What is God doing when Judas dies so horribly? Does God allow this? Does God watch curiously? Does God make it happen? And if God does make it happen, does God orchestrate the whole thing, or just nudge things a little this way or that on the margin? Where is God’s motivating power? Does God make Judas do something against Judas’s will, or does God make Judas will something—change his will—to take his own life? And did Judas pray to be delivered from his death or did he pray to be led to it?
When we pray, these questions are relevant. What do we hope for when we pray to God? Our prayers are often petitions, requests from God. We pray for ourselves. For our health and happiness. For blessings that we hope to appreciate, for success in an endeavor. My sister prays for a good parking spaces. My colleague prays for home-team victories.
Or we pray for others whom we love or worry about. We pray that someone will get better, that a friend will find a companion, that our neighbor will have safe travels, that a relative will not die just yet. We pray for the world, for an end to war, for an end to abusive relationships.
We pray that all we hope for will happen and that nothing we fear will happen. Chances are, in the particular we will be disappointed. Not necessarily, but based on experience, probably.
That does not mean that we pray only to hear ourselves talk. Prayer is not just some coping thing we do in the face of limits and uncertainty. We don’t pray just to make ourselves feel better. And though I’ve spoken here about prayer also being about listening, I’m not saying we shouldn’t speak up. The same Bible that tells us God likes to hang around with people tells us that God also likes to talk to and listen to people. What God does with what God hears, that’s hard to say.
Prayer is like a pathway. Praying keeps us on the path when we drift off into the brush and the weeds and the rocks. But the path is not one that someone, not even God, has laid down for us. It is not like a railroad track, with a fixed start and a fixed destination.
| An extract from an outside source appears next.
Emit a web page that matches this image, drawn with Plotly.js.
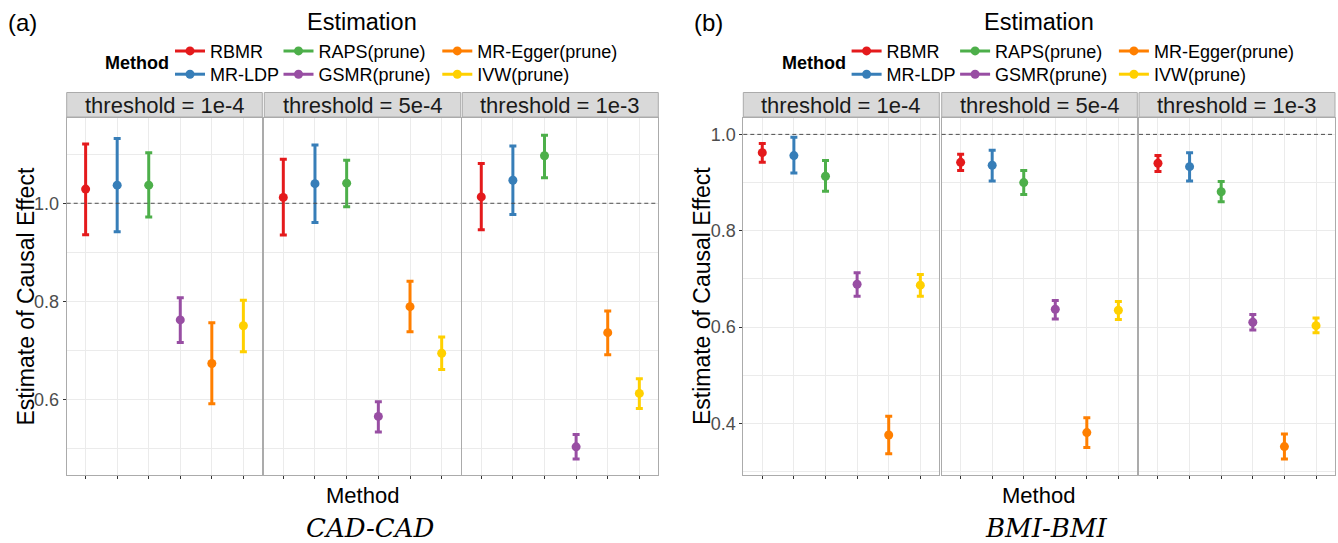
<!DOCTYPE html>
<html>
<head>
<meta charset="utf-8">
<script src="https://cdn.plot.ly/plotly-3.0.1.min.js"></script>
<style>html,body{margin:0;padding:0;background:#fff;}#chart{width:1338px;height:543px;}</style>
</head>
<body>
<div id="chart"></div>
<script>
// ---------- DATA ----------
const methods = ['RBMR', 'MR-LDP', 'RAPS(prune)', 'GSMR(prune)', 'MR-Egger(prune)', 'IVW(prune)'];
const thresholdLabels = ['threshold = 1e-4', 'threshold = 5e-4', 'threshold = 1e-3'];
const panelLabels = ['(a)', '(b)'];
const panelTraits = ['CAD-CAD', 'BMI-BMI'];
const colors = ['#E41A1C', '#377EB8', '#4DAF4A', '#984EA3', '#FF7F00', '#FFD000'];

// CAD-CAD
const cad_1e4_est = [1.029, 1.037, 1.037, 0.762, 0.673, 0.750];
const cad_1e4_lo  = [0.936, 0.942, 0.972, 0.716, 0.591, 0.697];
const cad_1e4_hi  = [1.121, 1.132, 1.103, 0.807, 0.756, 0.802];
const cad_5e4_est = [1.012, 1.040, 1.041, 0.565, 0.789, 0.694];
const cad_5e4_lo  = [0.935, 0.961, 0.993, 0.533, 0.738, 0.661];
const cad_5e4_hi  = [1.090, 1.119, 1.088, 0.595, 0.841, 0.727];
const cad_1e3_est = [1.013, 1.047, 1.097, 0.503, 0.736, 0.612];
const cad_1e3_lo  = [0.946, 0.977, 1.052, 0.478, 0.691, 0.581];
const cad_1e3_hi  = [1.081, 1.117, 1.139, 0.528, 0.780, 0.642];

// BMI-BMI
const bmi_1e4_est = [0.962, 0.956, 0.913, 0.689, 0.376, 0.687];
const bmi_1e4_lo  = [0.942, 0.920, 0.882, 0.664, 0.337, 0.664];
const bmi_1e4_hi  = [0.981, 0.994, 0.946, 0.713, 0.415, 0.709];
const bmi_5e4_est = [0.942, 0.936, 0.900, 0.637, 0.381, 0.635];
const bmi_5e4_lo  = [0.925, 0.903, 0.875, 0.617, 0.350, 0.616];
const bmi_5e4_hi  = [0.959, 0.967, 0.925, 0.655, 0.412, 0.653];
const bmi_1e3_est = [0.940, 0.933, 0.881, 0.610, 0.352, 0.603];
const bmi_1e3_lo  = [0.923, 0.903, 0.860, 0.594, 0.326, 0.588];
const bmi_1e3_hi  = [0.956, 0.962, 0.902, 0.626, 0.378, 0.619];

const referenceLine = 1.0;

// ---------- LAYOUT HELPERS ----------
const W = 1338, H = 543;
const X = px => px / W;
const Y = py => 1 - py / H;
const FONT = 'Liberation Sans, Arial, Helvetica, sans-serif';

const panels = [
  { facets: [[cad_1e4_est, cad_1e4_lo, cad_1e4_hi], [cad_5e4_est, cad_5e4_lo, cad_5e4_hi], [cad_1e3_est, cad_1e3_lo, cad_1e3_hi]],
    xdom: [[66.7, 262.3], [264.3, 460.7], [462.3, 658.3]], yrange: [0.4455, 1.174], shift: 0 },
  { facets: [[bmi_1e4_est, bmi_1e4_lo, bmi_1e4_hi], [bmi_5e4_est, bmi_5e4_lo, bmi_5e4_hi], [bmi_1e3_est, bmi_1e3_lo, bmi_1e3_hi]],
    xdom: [[743.3, 939.3], [941.7, 1137.3], [1139, 1335]], yrange: [0.293, 1.034], shift: 676.6 }
];
const plotTop = 118, plotBot = 475, stripTop = 92.5, stripBot = 117;

const traces = [];
const layout = {
  width: W, height: H,
  margin: { l: 0, r: 0, t: 0, b: 0 },
  paper_bgcolor: '#fff', plot_bgcolor: '#fff',
  font: { family: FONT, color: '#000' },
  showlegend: true,
  shapes: [], annotations: []
};

// legend item text-start x (px) per column, item centre y (px) per row
const legendColX = [210, 318.5, 477.3];
const legendRowY = [51.7, 75];

panels.forEach((p, pi) => {
  const s = p.shift;
  p.facets.forEach((fac, fi) => {
    const n = pi * 3 + fi + 1;
    const xk = n === 1 ? 'xaxis' : 'xaxis' + n;
    const yk = n === 1 ? 'yaxis' : 'yaxis' + n;
    const xr = n === 1 ? 'x' : 'x' + n;
    const yr = n === 1 ? 'y' : 'y' + n;
    const first = fi === 0;
    layout[xk] = {
      domain: [X(p.xdom[fi][0]), X(p.xdom[fi][1])],
      anchor: yr, type: 'category', categoryarray: methods, categoryorder: 'array',
      range: [-0.6, 5.6], showgrid: true, gridcolor: '#ebebeb', gridwidth: 1,
      ticks: 'outside', ticklen: 3, tickcolor: '#333', tickwidth: 1,
      showticklabels: false, showline: true, mirror: true, linecolor: '#ababab', linewidth: 1,
      zeroline: false, fixedrange: true
    };
    layout[yk] = {
      domain: [Y(plotBot), Y(plotTop)], anchor: xr,
      range: p.yrange, tick0: 0, dtick: 0.2, tickformat: '.1f',
      showgrid: true, gridcolor: '#ebebeb', gridwidth: 1,
      minor: { dtick: 0.1, tick0: 0, showgrid: true, gridcolor: '#ebebeb', gridwidth: 1 },
      ticks: first ? 'outside' : '', ticklen: 3, tickcolor: '#333',
      showticklabels: first, tickfont: { size: 18, color: '#4d4d4d', family: FONT },
      showline: true, mirror: true, linecolor: '#ababab', linewidth: 1,
      zeroline: false, fixedrange: true
    };
    if (!first) layout[yk].matches = pi === 0 ? 'y' : 'y4';

    const est = fac[0], lo = fac[1], hi = fac[2];
    methods.forEach((m, mi) => {
      const lg = 'legend' + (pi * 6 + mi === 0 ? '' : String(pi * 6 + mi + 1));
      traces.push({
        type: 'scatter', mode: 'lines+markers',
        x: [m], y: [est[mi]], xaxis: xr, yaxis: yr,
        name: m, legendgroup: 'p' + pi + m,
        legend: lg,
        showlegend: first,
        marker: { color: colors[mi], size: 9 },
        line: { color: colors[mi], width: 3 },
        error_y: { type: 'data', symmetric: false,
          array: [hi[mi] - est[mi]], arrayminus: [est[mi] - lo[mi]],
          color: colors[mi], thickness: 3, width: 3.5 },
        hoverinfo: 'x+y'
      });
      if (first) {
        const col = Math.floor(mi / 2), row = mi % 2;
        layout[lg] = {
          x: X(legendColX[col] + s - 40), y: Y(legendRowY[row] - 19),
          xanchor: 'left', yanchor: 'top', orientation: 'v',
          bgcolor: 'rgba(0,0,0,0)', borderwidth: 0,
          font: { size: 18, color: '#000', family: FONT }, itemwidth: 30,
          itemclick: false, itemdoubleclick: false
        };
      }
    });

    // dashed reference line at 1.0
    layout.shapes.push({ type: 'line', xref: xr + ' domain', yref: yr, x0: 0, x1: 1,
      y0: referenceLine, y1: referenceLine, layer: 'above',
      line: { color: '#4d4d4d', width: 1, dash: '4px,3px' } });

    // facet strip
    layout.shapes.push({ type: 'rect', xref: 'paper', yref: 'paper',
      x0: X(p.xdom[fi][0]), x1: X(p.xdom[fi][1]), y0: Y(stripBot), y1: Y(stripTop),
      fillcolor: '#d9d9d9', line: { color: '#ababab', width: 1 }, layer: 'below' });
    layout.annotations.push({ xref: 'paper', yref: 'paper',
      x: X((p.xdom[fi][0] + p.xdom[fi][1]) / 2), y: Y((stripTop + stripBot) / 2 + 0.5),
      xanchor: 'center', yanchor: 'middle', showarrow: false,
      text: thresholdLabels[fi], font: { size: 22, color: '#1a1a1a', family: FONT } });
  });

  // legend title
  layout.annotations.push({ xref: 'paper', yref: 'paper', x: X(103 + s), y: Y(63.5),
    xanchor: 'left', yanchor: 'middle', showarrow: false, text: '<b>Method</b>',
    font: { size: 18, color: '#000', family: FONT } });
  // "Estimation" title
  layout.annotations.push({ xref: 'paper', yref: 'paper', x: X(362 + s), y: Y(22),
    xanchor: 'center', yanchor: 'middle', showarrow: false, text: 'Estimation',
    font: { size: 23.5, color: '#000', family: FONT } });
  // panel tag
  layout.annotations.push({ xref: 'paper', yref: 'paper', x: X(pi === 0 ? 6 : 692), y: Y(22),
    xanchor: 'left', yanchor: 'middle', showarrow: false, text: panelLabels[pi],
    font: { size: 24, color: '#000', family: FONT } });
  // y-axis title
  layout.annotations.push({ xref: 'paper', yref: 'paper', x: X(25 + s), y: Y(296.5),
    xanchor: 'center', yanchor: 'middle', showarrow: false, textangle: -90,
    text: 'Estimate of Causal Effect', font: { size: 23, color: '#000', family: FONT } });
  // x-axis title
  layout.annotations.push({ xref: 'paper', yref: 'paper', x: X(362 + s), y: Y(495),
    xanchor: 'center', yanchor: 'middle', showarrow: false, text: 'Method',
    font: { size: 22, color: '#000', family: FONT } });
  // trait caption
  layout.annotations.push({ xref: 'paper', yref: 'paper', x: X(370 + s), y: Y(528),
    xanchor: 'center', yanchor: 'middle', showarrow: false, text: '<i>' + panelTraits[pi] + '</i>',
    font: { size: 26, color: '#000', family: 'DejaVu Serif, Liberation Serif, serif' } });
});

Plotly.newPlot('chart', traces, layout, { displayModeBar: false, staticPlot: true });
</script>
</body>
</html>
Prayer not only keeps us on the path, it creates the path. It makes the path.
Prayer is motion toward God. God’s revealed interest in us keeps us moving. Our experience of God’s interest in humans convinces us that walking toward God is not a fruitless or aimless waste of time and hope. The path is not random, though it may seem twisty. It is a result of a complicated mix of all the things that are part of our prayers.
When we pray, we rightly expect something to happen. But who knows what? We pray over and over, and we come to worship over and over, because this is all a work in progress. In prayer, in worship, in whatever kind of faith life we have, there is the possibility—even the expectation—of a new future. The pathway goes somewhere. We pray that God will interfere in our lives. That something will be different. That we will be transformed.